Provided data
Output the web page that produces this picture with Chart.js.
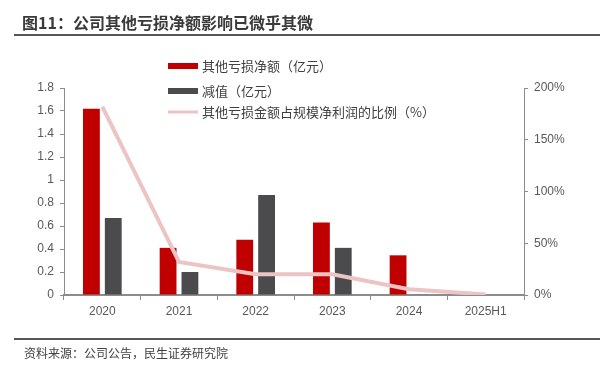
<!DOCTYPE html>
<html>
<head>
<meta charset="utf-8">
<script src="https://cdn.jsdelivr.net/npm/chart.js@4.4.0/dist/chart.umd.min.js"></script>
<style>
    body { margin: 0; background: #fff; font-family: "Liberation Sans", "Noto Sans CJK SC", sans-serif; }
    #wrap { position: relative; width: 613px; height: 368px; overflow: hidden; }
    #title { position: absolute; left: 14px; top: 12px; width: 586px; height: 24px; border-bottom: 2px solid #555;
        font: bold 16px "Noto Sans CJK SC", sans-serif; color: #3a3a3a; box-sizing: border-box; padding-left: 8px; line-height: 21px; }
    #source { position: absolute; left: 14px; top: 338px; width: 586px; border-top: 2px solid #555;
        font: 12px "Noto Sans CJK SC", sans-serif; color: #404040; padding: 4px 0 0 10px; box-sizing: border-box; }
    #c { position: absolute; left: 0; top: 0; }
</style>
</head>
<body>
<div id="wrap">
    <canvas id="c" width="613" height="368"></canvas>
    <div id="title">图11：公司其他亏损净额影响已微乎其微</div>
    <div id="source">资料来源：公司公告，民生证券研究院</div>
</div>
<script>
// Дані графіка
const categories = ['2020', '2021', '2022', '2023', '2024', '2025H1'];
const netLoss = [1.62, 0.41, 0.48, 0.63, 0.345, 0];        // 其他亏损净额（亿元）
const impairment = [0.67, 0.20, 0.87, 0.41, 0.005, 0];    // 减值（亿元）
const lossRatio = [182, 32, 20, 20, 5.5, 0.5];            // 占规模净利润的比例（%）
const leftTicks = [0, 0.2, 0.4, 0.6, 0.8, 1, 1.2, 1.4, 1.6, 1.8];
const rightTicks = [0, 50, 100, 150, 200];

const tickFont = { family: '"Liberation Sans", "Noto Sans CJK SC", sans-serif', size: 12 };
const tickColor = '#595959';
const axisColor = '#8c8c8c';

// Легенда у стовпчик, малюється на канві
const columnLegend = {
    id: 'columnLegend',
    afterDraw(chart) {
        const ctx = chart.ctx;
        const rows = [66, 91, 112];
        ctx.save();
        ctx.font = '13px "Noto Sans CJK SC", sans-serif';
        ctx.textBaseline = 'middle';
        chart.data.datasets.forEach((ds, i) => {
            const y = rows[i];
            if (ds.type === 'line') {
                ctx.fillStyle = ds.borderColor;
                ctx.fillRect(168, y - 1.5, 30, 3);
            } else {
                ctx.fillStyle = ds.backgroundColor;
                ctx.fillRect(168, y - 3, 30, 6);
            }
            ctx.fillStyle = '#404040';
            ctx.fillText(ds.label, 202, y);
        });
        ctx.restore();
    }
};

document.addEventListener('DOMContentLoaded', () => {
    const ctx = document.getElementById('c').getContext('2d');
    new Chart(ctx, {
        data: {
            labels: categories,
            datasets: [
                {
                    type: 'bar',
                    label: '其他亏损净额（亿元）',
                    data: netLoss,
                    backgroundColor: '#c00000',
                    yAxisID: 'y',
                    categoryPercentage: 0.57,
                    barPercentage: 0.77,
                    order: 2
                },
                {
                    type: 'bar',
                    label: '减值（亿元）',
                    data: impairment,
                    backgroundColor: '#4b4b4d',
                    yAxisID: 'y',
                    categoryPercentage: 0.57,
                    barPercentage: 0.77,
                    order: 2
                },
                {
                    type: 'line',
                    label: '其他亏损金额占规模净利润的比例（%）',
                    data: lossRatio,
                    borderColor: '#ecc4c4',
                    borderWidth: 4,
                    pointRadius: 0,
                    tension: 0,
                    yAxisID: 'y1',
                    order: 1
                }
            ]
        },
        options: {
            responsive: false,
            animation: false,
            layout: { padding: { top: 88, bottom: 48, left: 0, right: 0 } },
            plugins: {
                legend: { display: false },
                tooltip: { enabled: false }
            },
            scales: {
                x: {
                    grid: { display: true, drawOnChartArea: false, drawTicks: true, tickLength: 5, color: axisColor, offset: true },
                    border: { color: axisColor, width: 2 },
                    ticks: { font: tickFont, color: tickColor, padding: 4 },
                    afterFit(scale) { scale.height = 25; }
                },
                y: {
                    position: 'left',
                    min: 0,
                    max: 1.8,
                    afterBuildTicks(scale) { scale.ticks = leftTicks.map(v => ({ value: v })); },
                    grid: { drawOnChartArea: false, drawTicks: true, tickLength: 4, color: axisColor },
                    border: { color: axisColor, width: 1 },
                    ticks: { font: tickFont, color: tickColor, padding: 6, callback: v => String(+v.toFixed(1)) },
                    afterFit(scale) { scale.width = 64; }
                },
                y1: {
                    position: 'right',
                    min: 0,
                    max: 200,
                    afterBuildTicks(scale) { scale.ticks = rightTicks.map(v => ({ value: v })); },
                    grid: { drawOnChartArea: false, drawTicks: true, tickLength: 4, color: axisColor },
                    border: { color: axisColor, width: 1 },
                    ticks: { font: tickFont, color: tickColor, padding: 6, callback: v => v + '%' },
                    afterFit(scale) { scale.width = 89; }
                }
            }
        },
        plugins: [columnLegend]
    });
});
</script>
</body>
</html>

Exercise description
What is needed is an exact reproduction of the data, pictures excluded.

Correct result
Output the web page that produces this picture with Chart.js.
<!DOCTYPE html>
<html>
<head>
<meta charset="utf-8">
<script src="https://cdn.jsdelivr.net/npm/chart.js@4.4.0/dist/chart.umd.min.js"></script>
<style>
    body { margin: 0; background: #fff; font-family: "Liberation Sans", "Noto Sans CJK SC", sans-serif; }
    #wrap { position: relative; width: 613px; height: 368px; overflow: hidden; }
    #title { position: absolute; left: 14px; top: 12px; width: 586px; height: 24px; border-bottom: 2px solid #555;
        font: bold 16px "Noto Sans CJK SC", sans-serif; color: #3a3a3a; box-sizing: border-box; padding-left: 8px; line-height: 21px; }
    #source { position: absolute; left: 14px; top: 338px; width: 586px; border-top: 2px solid #555;
        font: 12px "Noto Sans CJK SC", sans-serif; color: #404040; padding: 4px 0 0 10px; box-sizing: border-box; }
    #c { position: absolute; left: 0; top: 0; }
</style>
</head>
<body>
<div id="wrap">
    <canvas id="c" width="613" height="368"></canvas>
    <div id="title">图11：公司其他亏损净额影响已微乎其微</div>
    <div id="source">资料来源：公司公告，民生证券研究院</div>
</div>
<script>
// Дані графіка
const categories = ['2020', '2021', '2022', '2023', '2024', '2025H1'];
const netLoss = [1.62, 0.41, 0.48, 0.63, 0.345, 0];        // 其他亏损净额（亿元）
const impairment = [0.67, 0.20, 0.87, 0.41, 0.005, 0];    // 减值（亿元）
const lossRatio = [182, 32, 20, 20, 5.5, 0.5];            // 占规模净利润的比例（%）
const leftTicks = [0, 0.2, 0.4, 0.6, 0.8, 1, 1.2, 1.4, 1.6, 1.8];
const rightTicks = [0, 50, 100, 150, 200];

const tickFont = { family: '"Liberation Sans", "Noto Sans CJK SC", sans-serif', size: 12 };
const tickColor = '#595959';
const axisColor = '#8c8c8c';

// Легенда у стовпчик, малюється на канві
const columnLegend = {
    id: 'columnLegend',
    afterDraw(chart) {
        const ctx = chart.ctx;
        const rows = [66, 91, 112];
        ctx.save();
        ctx.font = '13px "Noto Sans CJK SC", sans-serif';
        ctx.textBaseline = 'middle';
        chart.data.datasets.forEach((ds, i) => {
            const y = rows[i];
            if (ds.type === 'line') {
                ctx.fillStyle = ds.borderColor;
                ctx.fillRect(168, y - 1.5, 30, 3);
            } else {
                ctx.fillStyle = ds.backgroundColor;
                ctx.fillRect(168, y - 3, 30, 6);
            }
            ctx.fillStyle = '#404040';
            ctx.fillText(ds.label, 202, y);
        });
        ctx.restore();
    }
};

document.addEventListener('DOMContentLoaded', () => {
    const ctx = document.getElementById('c').getContext('2d');
    new Chart(ctx, {
        data: {
            labels: categories,
            datasets: [
                {
                    type: 'bar',
                    label: '其他亏损净额（亿元）',
                    data: netLoss,
                    backgroundColor: '#c00000',
                    yAxisID: 'y',
                    categoryPercentage: 0.57,
                    barPercentage: 0.77,
                    order: 2
                },
                {
                    type: 'bar',
                    label: '减值（亿元）',
                    data: impairment,
                    backgroundColor: '#4b4b4d',
                    yAxisID: 'y',
                    categoryPercentage: 0.57,
                    barPercentage: 0.77,
                    order: 2
                },
                {
                    type: 'line',
                    label: '其他亏损金额占规模净利润的比例（%）',
                    data: lossRatio,
                    borderColor: '#ecc4c4',
                    borderWidth: 4,
                    pointRadius: 0,
                    tension: 0,
                    yAxisID: 'y1',
                    order: 1
                }
            ]
        },
        options: {
            responsive: false,
            animation: false,
            layout: { padding: { top: 88, bottom: 48, left: 0, right: 0 } },
            plugins: {
                legend: { display: false },
                tooltip: { enabled: false }
            },
            scales: {
                x: {
                    grid: { display: true, drawOnChartArea: false, drawTicks: true, tickLength: 5, color: axisColor, offset: true },
                    border: { color: axisColor, width: 2 },
                    ticks: { font: tickFont, color: tickColor, padding: 4 },
                    afterFit(scale) { scale.height = 25; }
                },
                y: {
                    position: 'left',
                    min: 0,
                    max: 1.8,
                    afterBuildTicks(scale) { scale.ticks = leftTicks.map(v => ({ value: v })); },
                    grid: { drawOnChartArea: false, drawTicks: true, tickLength: 4, color: axisColor },
                    border: { color: axisColor, width: 1 },
                    ticks: { font: tickFont, color: tickColor, padding: 6, callback: v => String(+v.toFixed(1)) },
                    afterFit(scale) { scale.width = 64; }
                },
                y1: {
                    position: 'right',
                    min: 0,
                    max: 200,
                    afterBuildTicks(scale) { scale.ticks = rightTicks.map(v => ({ value: v })); },
                    grid: { drawOnChartArea: false, drawTicks: true, tickLength: 4, color: axisColor },
                    border: { color: axisColor, width: 1 },
                    ticks: { font: tickFont, color: tickColor, padding: 6, callback: v => v + '%' },
                    afterFit(scale) { scale.width = 89; }
                }
            }
        },
        plugins: [columnLegend]
    });
});
</script>
</body>
</html>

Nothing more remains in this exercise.